Begin Data entries

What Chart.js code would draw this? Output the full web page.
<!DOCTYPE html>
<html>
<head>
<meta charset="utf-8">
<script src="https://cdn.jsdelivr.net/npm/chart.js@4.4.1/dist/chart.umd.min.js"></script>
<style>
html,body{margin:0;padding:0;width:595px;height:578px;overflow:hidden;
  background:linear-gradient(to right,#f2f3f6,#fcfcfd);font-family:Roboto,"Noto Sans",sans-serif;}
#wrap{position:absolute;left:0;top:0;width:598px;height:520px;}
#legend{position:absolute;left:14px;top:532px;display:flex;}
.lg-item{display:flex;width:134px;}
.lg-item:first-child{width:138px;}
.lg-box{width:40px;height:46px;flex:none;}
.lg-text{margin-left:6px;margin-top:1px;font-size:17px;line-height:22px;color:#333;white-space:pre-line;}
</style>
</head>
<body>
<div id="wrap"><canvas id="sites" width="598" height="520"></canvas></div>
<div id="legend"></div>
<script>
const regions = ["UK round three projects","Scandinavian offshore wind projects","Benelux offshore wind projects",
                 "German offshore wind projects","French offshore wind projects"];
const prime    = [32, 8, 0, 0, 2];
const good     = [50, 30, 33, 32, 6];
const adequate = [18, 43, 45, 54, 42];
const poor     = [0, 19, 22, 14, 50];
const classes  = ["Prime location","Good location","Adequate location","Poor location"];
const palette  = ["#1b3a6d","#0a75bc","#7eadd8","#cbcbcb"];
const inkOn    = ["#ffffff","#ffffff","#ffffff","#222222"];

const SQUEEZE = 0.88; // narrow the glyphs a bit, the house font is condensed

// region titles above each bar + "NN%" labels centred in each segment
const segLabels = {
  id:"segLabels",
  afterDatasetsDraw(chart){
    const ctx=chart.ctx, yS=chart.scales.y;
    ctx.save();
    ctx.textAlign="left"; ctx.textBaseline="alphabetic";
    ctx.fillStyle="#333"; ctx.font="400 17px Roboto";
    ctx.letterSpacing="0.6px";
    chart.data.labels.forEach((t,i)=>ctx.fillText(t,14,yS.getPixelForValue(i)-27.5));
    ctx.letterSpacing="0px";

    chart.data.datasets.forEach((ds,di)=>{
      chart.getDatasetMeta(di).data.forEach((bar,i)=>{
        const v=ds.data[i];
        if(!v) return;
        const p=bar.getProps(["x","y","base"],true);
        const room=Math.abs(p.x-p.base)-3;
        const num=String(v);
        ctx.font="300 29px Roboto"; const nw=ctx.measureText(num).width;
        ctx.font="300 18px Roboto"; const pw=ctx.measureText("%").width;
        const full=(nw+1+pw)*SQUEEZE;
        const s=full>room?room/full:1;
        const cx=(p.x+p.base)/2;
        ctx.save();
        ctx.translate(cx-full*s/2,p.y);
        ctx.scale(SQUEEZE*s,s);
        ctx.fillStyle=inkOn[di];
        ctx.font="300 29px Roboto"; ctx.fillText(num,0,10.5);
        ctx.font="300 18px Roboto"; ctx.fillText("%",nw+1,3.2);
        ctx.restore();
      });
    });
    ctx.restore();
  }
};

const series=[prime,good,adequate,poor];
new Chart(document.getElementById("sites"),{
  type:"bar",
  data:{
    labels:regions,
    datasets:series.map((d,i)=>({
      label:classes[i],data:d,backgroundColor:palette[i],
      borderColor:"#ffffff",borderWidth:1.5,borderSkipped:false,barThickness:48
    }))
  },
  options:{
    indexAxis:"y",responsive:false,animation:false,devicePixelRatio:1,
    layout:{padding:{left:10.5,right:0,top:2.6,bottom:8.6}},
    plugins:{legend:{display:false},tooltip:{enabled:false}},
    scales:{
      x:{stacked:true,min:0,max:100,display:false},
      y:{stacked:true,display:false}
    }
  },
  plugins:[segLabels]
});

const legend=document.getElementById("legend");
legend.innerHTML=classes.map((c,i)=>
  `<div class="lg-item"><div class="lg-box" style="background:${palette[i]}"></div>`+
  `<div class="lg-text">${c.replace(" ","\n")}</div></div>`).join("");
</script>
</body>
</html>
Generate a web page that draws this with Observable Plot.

End Data entries

The exercise:
Word for word, quote all of the data above.

Correct result:
What Chart.js code would draw this? Output the full web page.
<!DOCTYPE html>
<html>
<head>
<meta charset="utf-8">
<script src="https://cdn.jsdelivr.net/npm/chart.js@4.4.1/dist/chart.umd.min.js"></script>
<style>
html,body{margin:0;padding:0;width:595px;height:578px;overflow:hidden;
  background:linear-gradient(to right,#f2f3f6,#fcfcfd);font-family:Roboto,"Noto Sans",sans-serif;}
#wrap{position:absolute;left:0;top:0;width:598px;height:520px;}
#legend{position:absolute;left:14px;top:532px;display:flex;}
.lg-item{display:flex;width:134px;}
.lg-item:first-child{width:138px;}
.lg-box{width:40px;height:46px;flex:none;}
.lg-text{margin-left:6px;margin-top:1px;font-size:17px;line-height:22px;color:#333;white-space:pre-line;}
</style>
</head>
<body>
<div id="wrap"><canvas id="sites" width="598" height="520"></canvas></div>
<div id="legend"></div>
<script>
const regions = ["UK round three projects","Scandinavian offshore wind projects","Benelux offshore wind projects",
                 "German offshore wind projects","French offshore wind projects"];
const prime    = [32, 8, 0, 0, 2];
const good     = [50, 30, 33, 32, 6];
const adequate = [18, 43, 45, 54, 42];
const poor     = [0, 19, 22, 14, 50];
const classes  = ["Prime location","Good location","Adequate location","Poor location"];
const palette  = ["#1b3a6d","#0a75bc","#7eadd8","#cbcbcb"];
const inkOn    = ["#ffffff","#ffffff","#ffffff","#222222"];

const SQUEEZE = 0.88; // narrow the glyphs a bit, the house font is condensed

// region titles above each bar + "NN%" labels centred in each segment
const segLabels = {
  id:"segLabels",
  afterDatasetsDraw(chart){
    const ctx=chart.ctx, yS=chart.scales.y;
    ctx.save();
    ctx.textAlign="left"; ctx.textBaseline="alphabetic";
    ctx.fillStyle="#333"; ctx.font="400 17px Roboto";
    ctx.letterSpacing="0.6px";
    chart.data.labels.forEach((t,i)=>ctx.fillText(t,14,yS.getPixelForValue(i)-27.5));
    ctx.letterSpacing="0px";

    chart.data.datasets.forEach((ds,di)=>{
      chart.getDatasetMeta(di).data.forEach((bar,i)=>{
        const v=ds.data[i];
        if(!v) return;
        const p=bar.getProps(["x","y","base"],true);
        const room=Math.abs(p.x-p.base)-3;
        const num=String(v);
        ctx.font="300 29px Roboto"; const nw=ctx.measureText(num).width;
        ctx.font="300 18px Roboto"; const pw=ctx.measureText("%").width;
        const full=(nw+1+pw)*SQUEEZE;
        const s=full>room?room/full:1;
        const cx=(p.x+p.base)/2;
        ctx.save();
        ctx.translate(cx-full*s/2,p.y);
        ctx.scale(SQUEEZE*s,s);
        ctx.fillStyle=inkOn[di];
        ctx.font="300 29px Roboto"; ctx.fillText(num,0,10.5);
        ctx.font="300 18px Roboto"; ctx.fillText("%",nw+1,3.2);
        ctx.restore();
      });
    });
    ctx.restore();
  }
};

const series=[prime,good,adequate,poor];
new Chart(document.getElementById("sites"),{
  type:"bar",
  data:{
    labels:regions,
    datasets:series.map((d,i)=>({
      label:classes[i],data:d,backgroundColor:palette[i],
      borderColor:"#ffffff",borderWidth:1.5,borderSkipped:false,barThickness:48
    }))
  },
  options:{
    indexAxis:"y",responsive:false,animation:false,devicePixelRatio:1,
    layout:{padding:{left:10.5,right:0,top:2.6,bottom:8.6}},
    plugins:{legend:{display:false},tooltip:{enabled:false}},
    scales:{
      x:{stacked:true,min:0,max:100,display:false},
      y:{stacked:true,display:false}
    }
  },
  plugins:[segLabels]
});

const legend=document.getElementById("legend");
legend.innerHTML=classes.map((c,i)=>
  `<div class="lg-item"><div class="lg-box" style="background:${palette[i]}"></div>`+
  `<div class="lg-text">${c.replace(" ","\n")}</div></div>`).join("");
</script>
</body>
</html>
Generate a web page that draws this with Observable Plot.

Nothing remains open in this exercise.